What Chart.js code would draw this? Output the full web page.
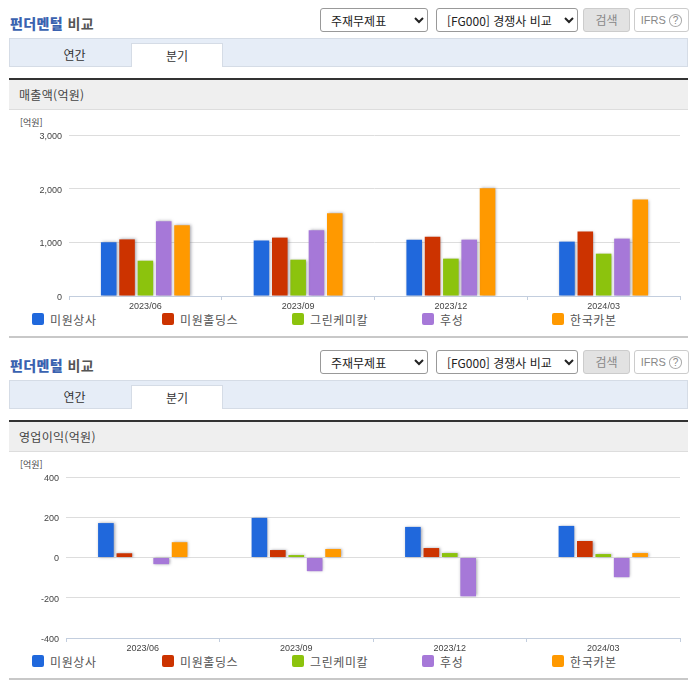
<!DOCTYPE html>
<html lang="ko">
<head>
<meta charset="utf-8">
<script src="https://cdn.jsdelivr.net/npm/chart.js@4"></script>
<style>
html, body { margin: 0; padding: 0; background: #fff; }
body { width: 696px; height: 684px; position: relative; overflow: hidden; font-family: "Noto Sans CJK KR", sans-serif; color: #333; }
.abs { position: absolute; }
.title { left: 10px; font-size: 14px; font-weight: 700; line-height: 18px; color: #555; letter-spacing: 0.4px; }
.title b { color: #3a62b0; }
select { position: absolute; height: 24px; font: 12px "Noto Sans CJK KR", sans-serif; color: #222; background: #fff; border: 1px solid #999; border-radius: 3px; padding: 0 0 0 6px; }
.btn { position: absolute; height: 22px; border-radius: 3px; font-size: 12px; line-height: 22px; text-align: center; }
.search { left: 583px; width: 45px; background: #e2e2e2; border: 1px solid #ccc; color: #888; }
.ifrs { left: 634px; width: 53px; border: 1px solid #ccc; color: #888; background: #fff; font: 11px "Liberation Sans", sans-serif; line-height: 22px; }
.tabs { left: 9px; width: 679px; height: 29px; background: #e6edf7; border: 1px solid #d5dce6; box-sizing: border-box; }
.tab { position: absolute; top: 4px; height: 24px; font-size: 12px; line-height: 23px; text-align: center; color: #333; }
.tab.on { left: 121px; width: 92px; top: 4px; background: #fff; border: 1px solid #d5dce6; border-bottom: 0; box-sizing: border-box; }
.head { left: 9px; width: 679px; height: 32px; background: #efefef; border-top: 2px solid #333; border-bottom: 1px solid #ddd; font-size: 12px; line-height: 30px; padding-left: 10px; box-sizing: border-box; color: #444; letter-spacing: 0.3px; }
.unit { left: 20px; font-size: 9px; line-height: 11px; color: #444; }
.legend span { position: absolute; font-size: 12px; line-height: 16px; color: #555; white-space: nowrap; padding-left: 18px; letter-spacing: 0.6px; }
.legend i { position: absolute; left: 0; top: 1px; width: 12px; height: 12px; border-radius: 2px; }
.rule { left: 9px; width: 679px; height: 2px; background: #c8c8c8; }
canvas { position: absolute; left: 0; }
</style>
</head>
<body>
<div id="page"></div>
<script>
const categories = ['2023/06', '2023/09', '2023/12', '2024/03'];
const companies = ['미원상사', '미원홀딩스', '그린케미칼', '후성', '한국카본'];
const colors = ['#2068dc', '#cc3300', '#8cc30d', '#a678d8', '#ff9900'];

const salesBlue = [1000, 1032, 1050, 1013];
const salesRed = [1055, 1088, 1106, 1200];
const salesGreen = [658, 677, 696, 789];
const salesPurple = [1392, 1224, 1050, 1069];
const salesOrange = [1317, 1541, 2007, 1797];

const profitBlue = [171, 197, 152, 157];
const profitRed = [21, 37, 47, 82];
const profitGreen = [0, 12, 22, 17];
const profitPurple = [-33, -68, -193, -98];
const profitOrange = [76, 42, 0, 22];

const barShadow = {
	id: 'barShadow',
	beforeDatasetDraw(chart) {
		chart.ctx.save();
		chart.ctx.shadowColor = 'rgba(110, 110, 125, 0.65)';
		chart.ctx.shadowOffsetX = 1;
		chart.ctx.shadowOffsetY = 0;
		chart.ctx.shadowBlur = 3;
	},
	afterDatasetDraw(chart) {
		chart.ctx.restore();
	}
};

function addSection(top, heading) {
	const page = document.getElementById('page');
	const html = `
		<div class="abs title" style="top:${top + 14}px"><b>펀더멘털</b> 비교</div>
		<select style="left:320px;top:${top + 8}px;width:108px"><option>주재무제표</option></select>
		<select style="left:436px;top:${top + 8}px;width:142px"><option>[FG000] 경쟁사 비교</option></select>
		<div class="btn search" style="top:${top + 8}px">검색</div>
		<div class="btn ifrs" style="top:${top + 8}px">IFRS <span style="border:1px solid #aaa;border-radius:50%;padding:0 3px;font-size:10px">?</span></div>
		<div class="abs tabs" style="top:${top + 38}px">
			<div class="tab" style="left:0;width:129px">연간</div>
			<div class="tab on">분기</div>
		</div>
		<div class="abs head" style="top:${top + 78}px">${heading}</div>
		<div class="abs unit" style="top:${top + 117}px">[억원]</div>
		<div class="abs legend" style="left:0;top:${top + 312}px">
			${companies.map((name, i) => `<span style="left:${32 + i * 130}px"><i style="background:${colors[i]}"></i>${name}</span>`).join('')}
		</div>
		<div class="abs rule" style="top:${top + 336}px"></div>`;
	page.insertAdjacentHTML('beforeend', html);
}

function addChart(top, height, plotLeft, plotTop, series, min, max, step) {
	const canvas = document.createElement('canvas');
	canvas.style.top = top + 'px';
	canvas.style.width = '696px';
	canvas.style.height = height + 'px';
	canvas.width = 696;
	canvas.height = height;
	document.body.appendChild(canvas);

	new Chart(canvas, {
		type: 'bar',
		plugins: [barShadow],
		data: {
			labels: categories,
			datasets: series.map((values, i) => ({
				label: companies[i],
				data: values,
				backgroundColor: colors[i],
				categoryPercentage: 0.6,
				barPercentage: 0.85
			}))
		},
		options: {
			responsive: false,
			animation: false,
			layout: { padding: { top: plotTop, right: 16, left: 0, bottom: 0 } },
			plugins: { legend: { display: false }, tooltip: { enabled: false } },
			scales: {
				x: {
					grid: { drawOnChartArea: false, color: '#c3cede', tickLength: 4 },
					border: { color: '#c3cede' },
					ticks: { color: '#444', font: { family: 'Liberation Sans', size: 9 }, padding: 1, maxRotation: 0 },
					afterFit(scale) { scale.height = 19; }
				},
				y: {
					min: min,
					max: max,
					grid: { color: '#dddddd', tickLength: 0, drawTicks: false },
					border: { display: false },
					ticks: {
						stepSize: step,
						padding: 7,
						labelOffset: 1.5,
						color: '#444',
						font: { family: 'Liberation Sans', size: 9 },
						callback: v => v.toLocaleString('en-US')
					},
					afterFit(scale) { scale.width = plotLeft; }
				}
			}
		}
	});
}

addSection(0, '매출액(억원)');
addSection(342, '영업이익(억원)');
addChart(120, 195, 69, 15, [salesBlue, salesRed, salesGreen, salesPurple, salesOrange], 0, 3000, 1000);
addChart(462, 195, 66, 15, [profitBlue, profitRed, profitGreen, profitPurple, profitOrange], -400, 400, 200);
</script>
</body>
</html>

--- Work instructions ---
Extract all the data above exactly, excluding every picture.

--- Completed task ---
What Chart.js code would draw this? Output the full web page.
<!DOCTYPE html>
<html lang="ko">
<head>
<meta charset="utf-8">
<script src="https://cdn.jsdelivr.net/npm/chart.js@4"></script>
<style>
html, body { margin: 0; padding: 0; background: #fff; }
body { width: 696px; height: 684px; position: relative; overflow: hidden; font-family: "Noto Sans CJK KR", sans-serif; color: #333; }
.abs { position: absolute; }
.title { left: 10px; font-size: 14px; font-weight: 700; line-height: 18px; color: #555; letter-spacing: 0.4px; }
.title b { color: #3a62b0; }
select { position: absolute; height: 24px; font: 12px "Noto Sans CJK KR", sans-serif; color: #222; background: #fff; border: 1px solid #999; border-radius: 3px; padding: 0 0 0 6px; }
.btn { position: absolute; height: 22px; border-radius: 3px; font-size: 12px; line-height: 22px; text-align: center; }
.search { left: 583px; width: 45px; background: #e2e2e2; border: 1px solid #ccc; color: #888; }
.ifrs { left: 634px; width: 53px; border: 1px solid #ccc; color: #888; background: #fff; font: 11px "Liberation Sans", sans-serif; line-height: 22px; }
.tabs { left: 9px; width: 679px; height: 29px; background: #e6edf7; border: 1px solid #d5dce6; box-sizing: border-box; }
.tab { position: absolute; top: 4px; height: 24px; font-size: 12px; line-height: 23px; text-align: center; color: #333; }
.tab.on { left: 121px; width: 92px; top: 4px; background: #fff; border: 1px solid #d5dce6; border-bottom: 0; box-sizing: border-box; }
.head { left: 9px; width: 679px; height: 32px; background: #efefef; border-top: 2px solid #333; border-bottom: 1px solid #ddd; font-size: 12px; line-height: 30px; padding-left: 10px; box-sizing: border-box; color: #444; letter-spacing: 0.3px; }
.unit { left: 20px; font-size: 9px; line-height: 11px; color: #444; }
.legend span { position: absolute; font-size: 12px; line-height: 16px; color: #555; white-space: nowrap; padding-left: 18px; letter-spacing: 0.6px; }
.legend i { position: absolute; left: 0; top: 1px; width: 12px; height: 12px; border-radius: 2px; }
.rule { left: 9px; width: 679px; height: 2px; background: #c8c8c8; }
canvas { position: absolute; left: 0; }
</style>
</head>
<body>
<div id="page"></div>
<script>
const categories = ['2023/06', '2023/09', '2023/12', '2024/03'];
const companies = ['미원상사', '미원홀딩스', '그린케미칼', '후성', '한국카본'];
const colors = ['#2068dc', '#cc3300', '#8cc30d', '#a678d8', '#ff9900'];

const salesBlue = [1000, 1032, 1050, 1013];
const salesRed = [1055, 1088, 1106, 1200];
const salesGreen = [658, 677, 696, 789];
const salesPurple = [1392, 1224, 1050, 1069];
const salesOrange = [1317, 1541, 2007, 1797];

const profitBlue = [171, 197, 152, 157];
const profitRed = [21, 37, 47, 82];
const profitGreen = [0, 12, 22, 17];
const profitPurple = [-33, -68, -193, -98];
const profitOrange = [76, 42, 0, 22];

const barShadow = {
	id: 'barShadow',
	beforeDatasetDraw(chart) {
		chart.ctx.save();
		chart.ctx.shadowColor = 'rgba(110, 110, 125, 0.65)';
		chart.ctx.shadowOffsetX = 1;
		chart.ctx.shadowOffsetY = 0;
		chart.ctx.shadowBlur = 3;
	},
	afterDatasetDraw(chart) {
		chart.ctx.restore();
	}
};

function addSection(top, heading) {
	const page = document.getElementById('page');
	const html = `
		<div class="abs title" style="top:${top + 14}px"><b>펀더멘털</b> 비교</div>
		<select style="left:320px;top:${top + 8}px;width:108px"><option>주재무제표</option></select>
		<select style="left:436px;top:${top + 8}px;width:142px"><option>[FG000] 경쟁사 비교</option></select>
		<div class="btn search" style="top:${top + 8}px">검색</div>
		<div class="btn ifrs" style="top:${top + 8}px">IFRS <span style="border:1px solid #aaa;border-radius:50%;padding:0 3px;font-size:10px">?</span></div>
		<div class="abs tabs" style="top:${top + 38}px">
			<div class="tab" style="left:0;width:129px">연간</div>
			<div class="tab on">분기</div>
		</div>
		<div class="abs head" style="top:${top + 78}px">${heading}</div>
		<div class="abs unit" style="top:${top + 117}px">[억원]</div>
		<div class="abs legend" style="left:0;top:${top + 312}px">
			${companies.map((name, i) => `<span style="left:${32 + i * 130}px"><i style="background:${colors[i]}"></i>${name}</span>`).join('')}
		</div>
		<div class="abs rule" style="top:${top + 336}px"></div>`;
	page.insertAdjacentHTML('beforeend', html);
}

function addChart(top, height, plotLeft, plotTop, series, min, max, step) {
	const canvas = document.createElement('canvas');
	canvas.style.top = top + 'px';
	canvas.style.width = '696px';
	canvas.style.height = height + 'px';
	canvas.width = 696;
	canvas.height = height;
	document.body.appendChild(canvas);

	new Chart(canvas, {
		type: 'bar',
		plugins: [barShadow],
		data: {
			labels: categories,
			datasets: series.map((values, i) => ({
				label: companies[i],
				data: values,
				backgroundColor: colors[i],
				categoryPercentage: 0.6,
				barPercentage: 0.85
			}))
		},
		options: {
			responsive: false,
			animation: false,
			layout: { padding: { top: plotTop, right: 16, left: 0, bottom: 0 } },
			plugins: { legend: { display: false }, tooltip: { enabled: false } },
			scales: {
				x: {
					grid: { drawOnChartArea: false, color: '#c3cede', tickLength: 4 },
					border: { color: '#c3cede' },
					ticks: { color: '#444', font: { family: 'Liberation Sans', size: 9 }, padding: 1, maxRotation: 0 },
					afterFit(scale) { scale.height = 19; }
				},
				y: {
					min: min,
					max: max,
					grid: { color: '#dddddd', tickLength: 0, drawTicks: false },
					border: { display: false },
					ticks: {
						stepSize: step,
						padding: 7,
						labelOffset: 1.5,
						color: '#444',
						font: { family: 'Liberation Sans', size: 9 },
						callback: v => v.toLocaleString('en-US')
					},
					afterFit(scale) { scale.width = plotLeft; }
				}
			}
		}
	});
}

addSection(0, '매출액(억원)');
addSection(342, '영업이익(억원)');
addChart(120, 195, 69, 15, [salesBlue, salesRed, salesGreen, salesPurple, salesOrange], 0, 3000, 1000);
addChart(462, 195, 66, 15, [profitBlue, profitRed, profitGreen, profitPurple, profitOrange], -400, 400, 200);
</script>
</body>
</html>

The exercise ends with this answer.